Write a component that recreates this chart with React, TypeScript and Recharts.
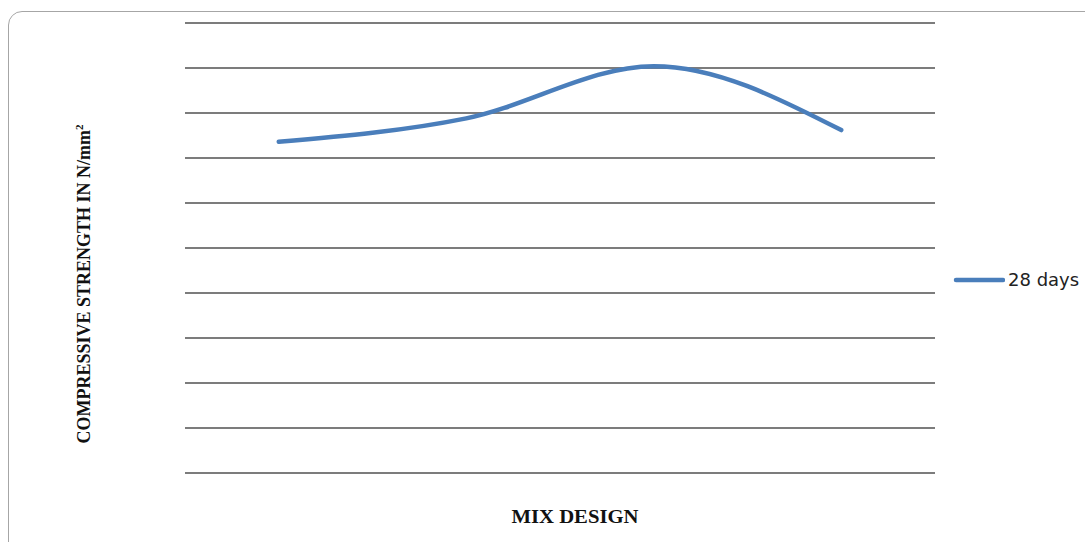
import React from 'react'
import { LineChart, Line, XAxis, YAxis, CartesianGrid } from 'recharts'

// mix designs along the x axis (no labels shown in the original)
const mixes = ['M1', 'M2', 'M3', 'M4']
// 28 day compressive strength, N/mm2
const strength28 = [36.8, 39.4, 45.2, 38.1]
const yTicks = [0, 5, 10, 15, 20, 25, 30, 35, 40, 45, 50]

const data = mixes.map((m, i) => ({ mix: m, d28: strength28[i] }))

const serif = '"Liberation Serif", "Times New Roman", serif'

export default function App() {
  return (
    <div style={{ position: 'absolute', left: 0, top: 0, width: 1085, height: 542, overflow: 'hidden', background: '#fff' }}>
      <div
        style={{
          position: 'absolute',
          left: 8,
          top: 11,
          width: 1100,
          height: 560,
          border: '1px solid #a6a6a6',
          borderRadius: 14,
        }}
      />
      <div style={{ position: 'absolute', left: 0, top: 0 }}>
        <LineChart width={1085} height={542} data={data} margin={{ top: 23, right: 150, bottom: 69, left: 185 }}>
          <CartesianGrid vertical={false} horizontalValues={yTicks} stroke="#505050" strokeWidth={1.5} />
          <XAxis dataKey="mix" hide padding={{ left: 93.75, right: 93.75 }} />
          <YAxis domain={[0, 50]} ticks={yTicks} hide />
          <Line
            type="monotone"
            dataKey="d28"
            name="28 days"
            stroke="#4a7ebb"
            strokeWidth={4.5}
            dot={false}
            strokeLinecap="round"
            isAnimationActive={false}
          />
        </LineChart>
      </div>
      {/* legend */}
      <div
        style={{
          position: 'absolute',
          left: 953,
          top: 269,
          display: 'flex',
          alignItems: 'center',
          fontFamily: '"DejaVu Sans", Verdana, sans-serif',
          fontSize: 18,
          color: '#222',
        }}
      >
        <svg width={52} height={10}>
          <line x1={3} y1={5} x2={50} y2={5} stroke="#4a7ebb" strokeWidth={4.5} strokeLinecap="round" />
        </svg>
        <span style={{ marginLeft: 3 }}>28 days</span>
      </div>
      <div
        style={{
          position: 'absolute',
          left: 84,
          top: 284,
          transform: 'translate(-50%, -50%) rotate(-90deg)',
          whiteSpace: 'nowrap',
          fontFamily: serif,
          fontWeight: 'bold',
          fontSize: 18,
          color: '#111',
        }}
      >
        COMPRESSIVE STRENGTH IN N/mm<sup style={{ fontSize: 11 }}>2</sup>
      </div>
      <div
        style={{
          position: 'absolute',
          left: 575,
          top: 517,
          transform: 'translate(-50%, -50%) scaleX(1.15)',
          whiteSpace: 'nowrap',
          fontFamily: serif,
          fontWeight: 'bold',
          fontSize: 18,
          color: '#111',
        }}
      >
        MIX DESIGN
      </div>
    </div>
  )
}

··········

■ What you should do ■
Could you repeat all of the material exactly? Pictures should not be copied.

■ Finished task ■
Write a component that recreates this chart with React, TypeScript and Recharts.
import React from 'react'
import { LineChart, Line, XAxis, YAxis, CartesianGrid } from 'recharts'

// mix designs along the x axis (no labels shown in the original)
const mixes = ['M1', 'M2', 'M3', 'M4']
// 28 day compressive strength, N/mm2
const strength28 = [36.8, 39.4, 45.2, 38.1]
const yTicks = [0, 5, 10, 15, 20, 25, 30, 35, 40, 45, 50]

const data = mixes.map((m, i) => ({ mix: m, d28: strength28[i] }))

const serif = '"Liberation Serif", "Times New Roman", serif'

export default function App() {
  return (
    <div style={{ position: 'absolute', left: 0, top: 0, width: 1085, height: 542, overflow: 'hidden', background: '#fff' }}>
      <div
        style={{
          position: 'absolute',
          left: 8,
          top: 11,
          width: 1100,
          height: 560,
          border: '1px solid #a6a6a6',
          borderRadius: 14,
        }}
      />
      <div style={{ position: 'absolute', left: 0, top: 0 }}>
        <LineChart width={1085} height={542} data={data} margin={{ top: 23, right: 150, bottom: 69, left: 185 }}>
          <CartesianGrid vertical={false} horizontalValues={yTicks} stroke="#505050" strokeWidth={1.5} />
          <XAxis dataKey="mix" hide padding={{ left: 93.75, right: 93.75 }} />
          <YAxis domain={[0, 50]} ticks={yTicks} hide />
          <Line
            type="monotone"
            dataKey="d28"
            name="28 days"
            stroke="#4a7ebb"
            strokeWidth={4.5}
            dot={false}
            strokeLinecap="round"
            isAnimationActive={false}
          />
        </LineChart>
      </div>
      {/* legend */}
      <div
        style={{
          position: 'absolute',
          left: 953,
          top: 269,
          display: 'flex',
          alignItems: 'center',
          fontFamily: '"DejaVu Sans", Verdana, sans-serif',
          fontSize: 18,
          color: '#222',
        }}
      >
        <svg width={52} height={10}>
          <line x1={3} y1={5} x2={50} y2={5} stroke="#4a7ebb" strokeWidth={4.5} strokeLinecap="round" />
        </svg>
        <span style={{ marginLeft: 3 }}>28 days</span>
      </div>
      <div
        style={{
          position: 'absolute',
          left: 84,
          top: 284,
          transform: 'translate(-50%, -50%) rotate(-90deg)',
          whiteSpace: 'nowrap',
          fontFamily: serif,
          fontWeight: 'bold',
          fontSize: 18,
          color: '#111',
        }}
      >
        COMPRESSIVE STRENGTH IN N/mm<sup style={{ fontSize: 11 }}>2</sup>
      </div>
      <div
        style={{
          position: 'absolute',
          left: 575,
          top: 517,
          transform: 'translate(-50%, -50%) scaleX(1.15)',
          whiteSpace: 'nowrap',
          fontFamily: serif,
          fontWeight: 'bold',
          fontSize: 18,
          color: '#111',
        }}
      >
        MIX DESIGN
      </div>
    </div>
  )
}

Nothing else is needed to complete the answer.